### Work to be completed
Copy each of the entries below faithfully, setting aside any pictures.

### Working data
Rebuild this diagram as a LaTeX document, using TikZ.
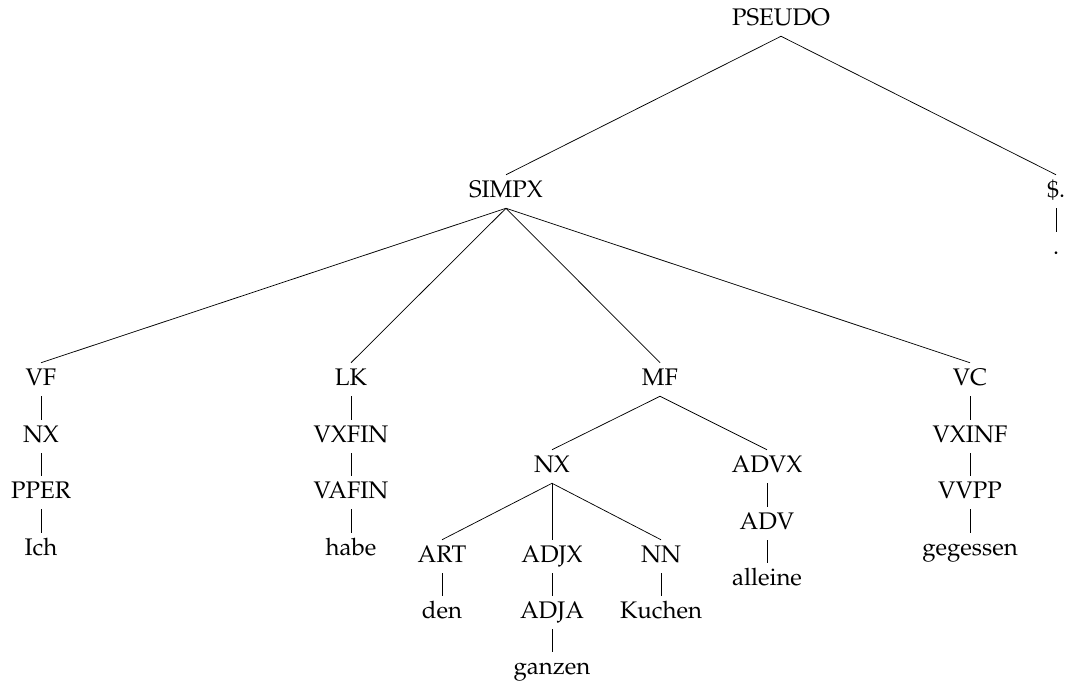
\documentclass[tikz,border=0pt]{standalone}
\usepackage[T1]{fontenc}
\usepackage{palatino}
\begin{document}
\begin{tikzpicture}[x=0.75pt,y=-0.75pt,
  tn/.style={anchor=base,inner sep=0pt,text height=16.5pt,text depth=8.25pt,
             font=\fontsize{18}{22}\selectfont},
  br/.style={draw=black,line width=0.55pt}]
\useasboundingbox (0,0) rectangle (1069,682);
% nodes: (column, baseline)
\node[tn] (pseudo) at (781,25) {PSEUDO};
\node[tn] (simpx) at (506,197) {SIMPX};
\node[tn] (punct) at (1056,197) {\$.};
\node[tn] (dot) at (1056,254) {.};
\node[tn] (vf) at (41,385) {VF};
\node[tn] (nxa) at (41,442) {NX};
\node[tn] (pper) at (41,498) {PPER};
\node[tn] (ich) at (41,555) {Ich};
\node[tn] (lk) at (351,385) {LK};
\node[tn] (vxfin) at (351,442) {VXFIN};
\node[tn] (vafin) at (351,498) {VAFIN};
\node[tn] (habe) at (351,555) {habe};
\node[tn] (mf) at (660,385) {MF};
\node[tn] (nxb) at (552,472) {NX};
\node[tn] (advx) at (767,472) {ADVX};
\node[tn] (art) at (442,562) {ART};
\node[tn] (adjx) at (552,562) {ADJX};
\node[tn] (nn) at (661,562) {NN};
\node[tn] (den) at (442,618) {den};
\node[tn] (adja) at (552,618) {ADJA};
\node[tn] (kuchen) at (661,618) {Kuchen};
\node[tn] (ganzen) at (552,674) {ganzen};
\node[tn] (adv) at (767,529) {ADV};
\node[tn] (alleine) at (767,585) {alleine};
\node[tn] (vc) at (970,385) {VC};
\node[tn] (vxinf) at (970,442) {VXINF};
\node[tn] (vvpp) at (970,498) {VVPP};
\node[tn] (gegessen) at (970,555) {gegessen};
% branches
\foreach \p/\c in {pseudo/simpx,pseudo/punct,punct/dot,
  simpx/vf,simpx/lk,simpx/mf,simpx/vc,
  vf/nxa,nxa/pper,pper/ich,
  lk/vxfin,vxfin/vafin,vafin/habe,
  mf/nxb,mf/advx,nxb/art,nxb/adjx,nxb/nn,
  art/den,adjx/adja,adja/ganzen,nn/kuchen,
  advx/adv,adv/alleine,
  vc/vxinf,vxinf/vvpp,vvpp/gegessen}
  \draw[br] (\p.south) -- (\c.north);
\end{tikzpicture}
\end{document}
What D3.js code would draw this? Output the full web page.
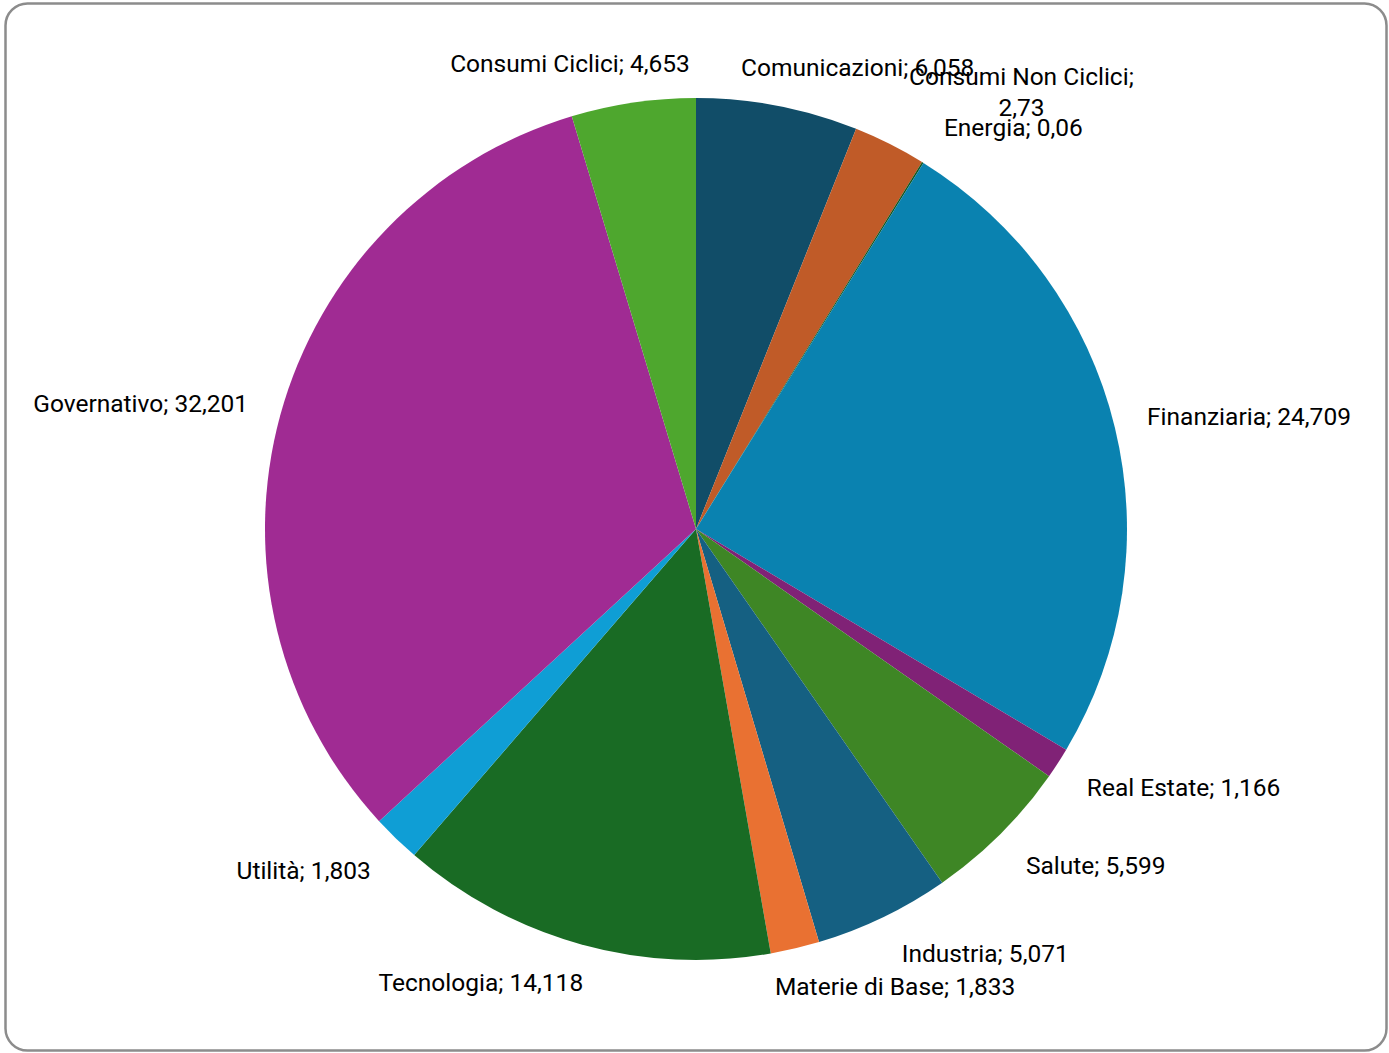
<!DOCTYPE html>
<html>
<head>
<meta charset="utf-8">
<script src="https://cdn.jsdelivr.net/npm/d3@7"></script>
<style>
  body { margin: 0; background: #ffffff; }
  .label { font-family: Roboto, "Noto Sans", sans-serif; font-size: 24.5px; fill: #000000; }
</style>
</head>
<body>
<script>
// Settori e pesi (%), in ordine orario partendo dall'alto
var sectors = ["Comunicazioni", "Consumi Non Ciclici", "Energia", "Finanziaria", "Real Estate",
  "Salute", "Industria", "Materie di Base", "Tecnologia", "Utilità", "Governativo", "Consumi Ciclici"];
var weights = [6.058, 2.73, 0.06, 24.709, 1.166, 5.599, 5.071, 1.833, 14.118, 1.803, 32.201, 4.653];
var sliceColors = ["#114d68", "#c05b28", "#14561d", "#0a82b0", "#802276", "#3e8625",
  "#156082", "#e97132", "#196b24", "#0f9ed5", "#a02b93", "#4ea72e"];

var svgWidth = 1389;
var svgHeight = 1053;

var cx = 696;
var cy = 529;
var radius = 431;

var svg = d3.select("body")
  .append("svg")
  .attr("width", svgWidth)
  .attr("height", svgHeight);

// chart area frame
svg.append("rect")
  .attr("x", 5.5)
  .attr("y", 3.5)
  .attr("width", 1381)
  .attr("height", 1047)
  .attr("rx", 22)
  .attr("ry", 22)
  .attr("fill", "#ffffff")
  .attr("stroke", "#8c8c8c")
  .attr("stroke-width", 2.5);

var chartGroup = svg.append("g")
  .attr("transform", `translate(${cx}, ${cy})`);

var pie = d3.pie()
  .sort(null)
  .value(d => d);

var arc = d3.arc()
  .innerRadius(0)
  .outerRadius(radius);

var colorScale = d3.scaleOrdinal()
  .domain(sectors)
  .range(sliceColors);

var arcs = pie(weights);

chartGroup.selectAll("path")
  .data(arcs)
  .enter()
  .append("path")
  .attr("d", arc)
  .attr("fill", (d, i) => colorScale(sectors[i]));

// italian number format (comma as decimal separator)
function fmt(v) {
  return String(v).replace(".", ",");
}

// Labels, outside end like Excel
var labelR = radius + 25;
var padX = 8;
var lineH = 31;
var maxW = 262;

function clamp(v) { return Math.max(-1, Math.min(1, v)); }

arcs.forEach(function(d, i) {
  var full = sectors[i] + "; " + fmt(weights[i]);
  var t = chartGroup.append("text").attr("class", "label");

  // measure, wrap when too wide
  t.text(full);
  var lines = [full];
  if (t.node().getComputedTextLength() > maxW) {
    lines = [sectors[i] + ";", fmt(weights[i])];
  }
  t.text(null);

  var tspans = t.selectAll("tspan")
    .data(lines)
    .enter()
    .append("tspan")
    .text(s => s);

  var w = d3.max(tspans.nodes(), n => n.getComputedTextLength()) + 2 * padX;
  var h = lines.length * lineH - 3;

  var a = (d.startAngle + d.endAngle) / 2;
  var px = labelR * Math.sin(a);
  var py = -labelR * Math.cos(a);
  var bx = px + clamp(3.2 * Math.sin(a)) * w / 2;
  var by = py - clamp(1.4 * Math.cos(a)) * h / 2;

  t.attr("text-anchor", "middle");
  tspans
    .attr("x", bx)
    .attr("y", (s, k) => by + (k - (lines.length - 1) / 2) * lineH)
    .attr("dy", "0.35em");
});
</script>
</body>
</html>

### Complete response
Rebuild this diagram as a LaTeX document, using TikZ.
\documentclass[tikz,border=0pt]{standalone}
\usepackage[T1]{fontenc}
\usepackage{palatino}
\begin{document}
\begin{tikzpicture}[x=0.75pt,y=-0.75pt,
  tn/.style={anchor=base,inner sep=0pt,text height=16.5pt,text depth=8.25pt,
             font=\fontsize{18}{22}\selectfont},
  br/.style={draw=black,line width=0.55pt}]
\useasboundingbox (0,0) rectangle (1069,682);
% nodes: (column, baseline)
\node[tn] (pseudo) at (781,25) {PSEUDO};
\node[tn] (simpx) at (506,197) {SIMPX};
\node[tn] (punct) at (1056,197) {\$.};
\node[tn] (dot) at (1056,254) {.};
\node[tn] (vf) at (41,385) {VF};
\node[tn] (nxa) at (41,442) {NX};
\node[tn] (pper) at (41,498) {PPER};
\node[tn] (ich) at (41,555) {Ich};
\node[tn] (lk) at (351,385) {LK};
\node[tn] (vxfin) at (351,442) {VXFIN};
\node[tn] (vafin) at (351,498) {VAFIN};
\node[tn] (habe) at (351,555) {habe};
\node[tn] (mf) at (660,385) {MF};
\node[tn] (nxb) at (552,472) {NX};
\node[tn] (advx) at (767,472) {ADVX};
\node[tn] (art) at (442,562) {ART};
\node[tn] (adjx) at (552,562) {ADJX};
\node[tn] (nn) at (661,562) {NN};
\node[tn] (den) at (442,618) {den};
\node[tn] (adja) at (552,618) {ADJA};
\node[tn] (kuchen) at (661,618) {Kuchen};
\node[tn] (ganzen) at (552,674) {ganzen};
\node[tn] (adv) at (767,529) {ADV};
\node[tn] (alleine) at (767,585) {alleine};
\node[tn] (vc) at (970,385) {VC};
\node[tn] (vxinf) at (970,442) {VXINF};
\node[tn] (vvpp) at (970,498) {VVPP};
\node[tn] (gegessen) at (970,555) {gegessen};
% branches
\foreach \p/\c in {pseudo/simpx,pseudo/punct,punct/dot,
  simpx/vf,simpx/lk,simpx/mf,simpx/vc,
  vf/nxa,nxa/pper,pper/ich,
  lk/vxfin,vxfin/vafin,vafin/habe,
  mf/nxb,mf/advx,nxb/art,nxb/adjx,nxb/nn,
  art/den,adjx/adja,adja/ganzen,nn/kuchen,
  advx/adv,adv/alleine,
  vc/vxinf,vxinf/vvpp,vvpp/gegessen}
  \draw[br] (\p.south) -- (\c.north);
\end{tikzpicture}
\end{document}
What D3.js code would draw this? Output the full web page.
<!DOCTYPE html>
<html>
<head>
<meta charset="utf-8">
<script src="https://cdn.jsdelivr.net/npm/d3@7"></script>
<style>
  body { margin: 0; background: #ffffff; }
  .label { font-family: Roboto, "Noto Sans", sans-serif; font-size: 24.5px; fill: #000000; }
</style>
</head>
<body>
<script>
// Settori e pesi (%), in ordine orario partendo dall'alto
var sectors = ["Comunicazioni", "Consumi Non Ciclici", "Energia", "Finanziaria", "Real Estate",
  "Salute", "Industria", "Materie di Base", "Tecnologia", "Utilità", "Governativo", "Consumi Ciclici"];
var weights = [6.058, 2.73, 0.06, 24.709, 1.166, 5.599, 5.071, 1.833, 14.118, 1.803, 32.201, 4.653];
var sliceColors = ["#114d68", "#c05b28", "#14561d", "#0a82b0", "#802276", "#3e8625",
  "#156082", "#e97132", "#196b24", "#0f9ed5", "#a02b93", "#4ea72e"];

var svgWidth = 1389;
var svgHeight = 1053;

var cx = 696;
var cy = 529;
var radius = 431;

var svg = d3.select("body")
  .append("svg")
  .attr("width", svgWidth)
  .attr("height", svgHeight);

// chart area frame
svg.append("rect")
  .attr("x", 5.5)
  .attr("y", 3.5)
  .attr("width", 1381)
  .attr("height", 1047)
  .attr("rx", 22)
  .attr("ry", 22)
  .attr("fill", "#ffffff")
  .attr("stroke", "#8c8c8c")
  .attr("stroke-width", 2.5);

var chartGroup = svg.append("g")
  .attr("transform", `translate(${cx}, ${cy})`);

var pie = d3.pie()
  .sort(null)
  .value(d => d);

var arc = d3.arc()
  .innerRadius(0)
  .outerRadius(radius);

var colorScale = d3.scaleOrdinal()
  .domain(sectors)
  .range(sliceColors);

var arcs = pie(weights);

chartGroup.selectAll("path")
  .data(arcs)
  .enter()
  .append("path")
  .attr("d", arc)
  .attr("fill", (d, i) => colorScale(sectors[i]));

// italian number format (comma as decimal separator)
function fmt(v) {
  return String(v).replace(".", ",");
}

// Labels, outside end like Excel
var labelR = radius + 25;
var padX = 8;
var lineH = 31;
var maxW = 262;

function clamp(v) { return Math.max(-1, Math.min(1, v)); }

arcs.forEach(function(d, i) {
  var full = sectors[i] + "; " + fmt(weights[i]);
  var t = chartGroup.append("text").attr("class", "label");

  // measure, wrap when too wide
  t.text(full);
  var lines = [full];
  if (t.node().getComputedTextLength() > maxW) {
    lines = [sectors[i] + ";", fmt(weights[i])];
  }
  t.text(null);

  var tspans = t.selectAll("tspan")
    .data(lines)
    .enter()
    .append("tspan")
    .text(s => s);

  var w = d3.max(tspans.nodes(), n => n.getComputedTextLength()) + 2 * padX;
  var h = lines.length * lineH - 3;

  var a = (d.startAngle + d.endAngle) / 2;
  var px = labelR * Math.sin(a);
  var py = -labelR * Math.cos(a);
  var bx = px + clamp(3.2 * Math.sin(a)) * w / 2;
  var by = py - clamp(1.4 * Math.cos(a)) * h / 2;

  t.attr("text-anchor", "middle");
  tspans
    .attr("x", bx)
    .attr("y", (s, k) => by + (k - (lines.length - 1) / 2) * lineH)
    .attr("dy", "0.35em");
});
</script>
</body>
</html>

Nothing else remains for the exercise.